For those who may have forgotten, The Desolation of Smaug ended with the titular dragon flying straight towards the human settlement of Esgaroth (Lake-town) in order to burn it to the ground after being woken by Bilbo Baggins (Martin Freeman). Our diminutive hero had been sent into Erebor, the Kingdom Under the Mountain, by dwarf company leader Thorin Oakenshield to retrieve the Arkenstone, the magical artifact that would confirm Thorin as King. The Battle of the Five Armies picks up immediately where Desolation left off, covering the final portions of the novel.
This is by far the most uneven film I’ve seen not only this year, but in recent memory. Parts of it are absolutely stunning and others are almost stunningly bad. One of the best examples of this tendency is the amazingly disparity of the quality of acting. Martin Freeman, for example, hits the nail on the head in every single scene. He channels the same mixture of honesty, earnestness and heart that Elijah Wood pioneered during his time walking in the hobbits’ furry feet. It truly feels like Bilbo can stand on equal footing with his successors, those who would be bowed to by kings. Richard Armitage as Thorin Oakenshield is somewhere in the middle; for the most part he does a good job, but there are a few scenes where he gazes straight into the eyes of the audience in the same way Harry Styles does in a One Direction music video. Lee Pace as the elvish king Thranduil is all over the place, spouting a few lines that elicit nothing but hysterical laughter from the audience and make you wonder how much of the Shire’s Long-Bottom Weed he was smoking at the time.
The special effects fall into a similar problem. One of my primary complaints of the Hobbit films is that they over utilize CGI technology. See, one of the things that make the battles in The Lord of the Rings so epic is that the actors aren’t just hacking at empty air in front of a green screen. Viggo Mortensen, Orlando Bloom, and John Rhys-Davies were actually swinging swords and axes at real people, covered in scary make-up and costumes. It seemed, well, real. Although it’s not quite as bad as previous entries (the scene in Goblin-town from An Unexpected Journey comes to mind…) Peter Jackson has sadly continued this trend. Even though there are a few scenes featuring actual flesh-and-blood enemies, these brief moments only make us all the more aware of the illusory nature of the remaining scenes. The only part where the special effects were used to brilliant effect—when Smaug the Magnificent mercilessly burns Lake-town to the ground—is over far too soon. The gloriously evil dragon (voiced by the fantastic Benedict Cumberbatch) was one of my favorite part of the entire Hobbit series, and I was very disappointed that the dazzling fire-drake had such a brief role in this movie.
And finally, we come to the meat of the film: the Battle. It’s right in the title after all. Yes, the promised battle does take up a significant portion of the film, but it yet again stumbles into the same troubles as the other aspects of the film. This is probably where these scenes are the most painful to watch.
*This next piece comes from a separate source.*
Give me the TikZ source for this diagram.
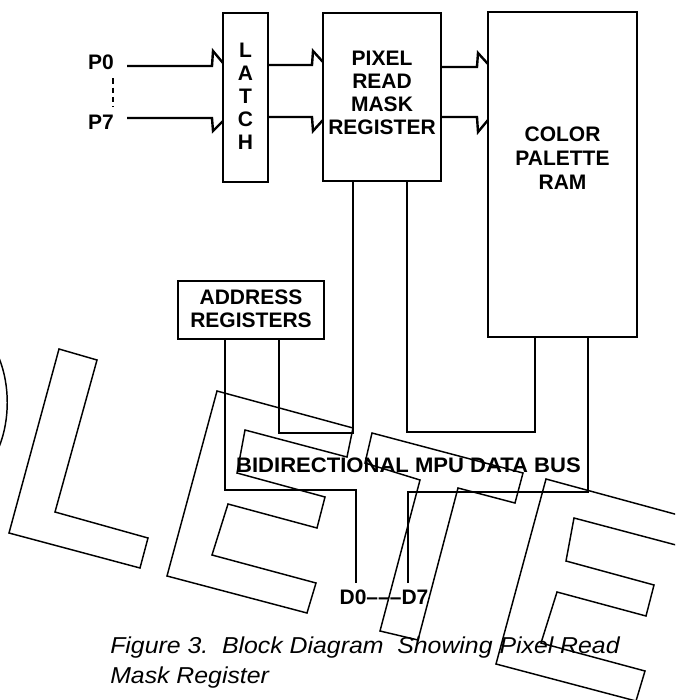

There are a few moments that so evoke the feel and spirit of Jackson’s greater work that the rest of the movie could almost be forgiven. But not quite, because the rest is just so outlandish you can’t help but laugh at it. Legolas (Orlando Bloom), particularly, has apparently been completely exempted from the laws of physics. Granted, he did this occasionally in LOTR; I haven’t forgotten the scene where he surfs down a staircase on a shield while shooting orcs with arrows. But his scenes in Battle of the Five Armies wouldn’t look out of place in The Matrix. Much of it not even necessarily bad, per se, it’s just so ridiculous it completely breaks the suspension of disbelief and takes you out of the film.
These are all major problems. The remarkably uneven quality of the movie produces a bizarre phenomenon: something awesome will happen, something that reminds us of earlier cinematic glory, and the whole audience will happily cheer. But then a minute later something utterly absurd will happen and the whole theatre will burst into hysterical laughter. That’s not how a Tolkien film is supposed to be. A Tolkien film is supposed to be gloriously epic, making us cheer, and then laugh only when the designated comic relief occurs. We are not supposed to laugh at bad acting or poorly-choreographed fight scenes.
Maybe I’m being unfair. Maybe I’m unfairly comparing The Hobbit movies to one of the greatest film trilogies ever made. But how can I not, especially when the same director is at the helm of them both? Peter Jackson seems to have lost his touch, and for the most part he is unable to recapture that quality which made The Lord of the Rings so perfect. We can now only catch momentary glimpses of that essence, and that only serves to make what this film is and what it is not all the more obvious.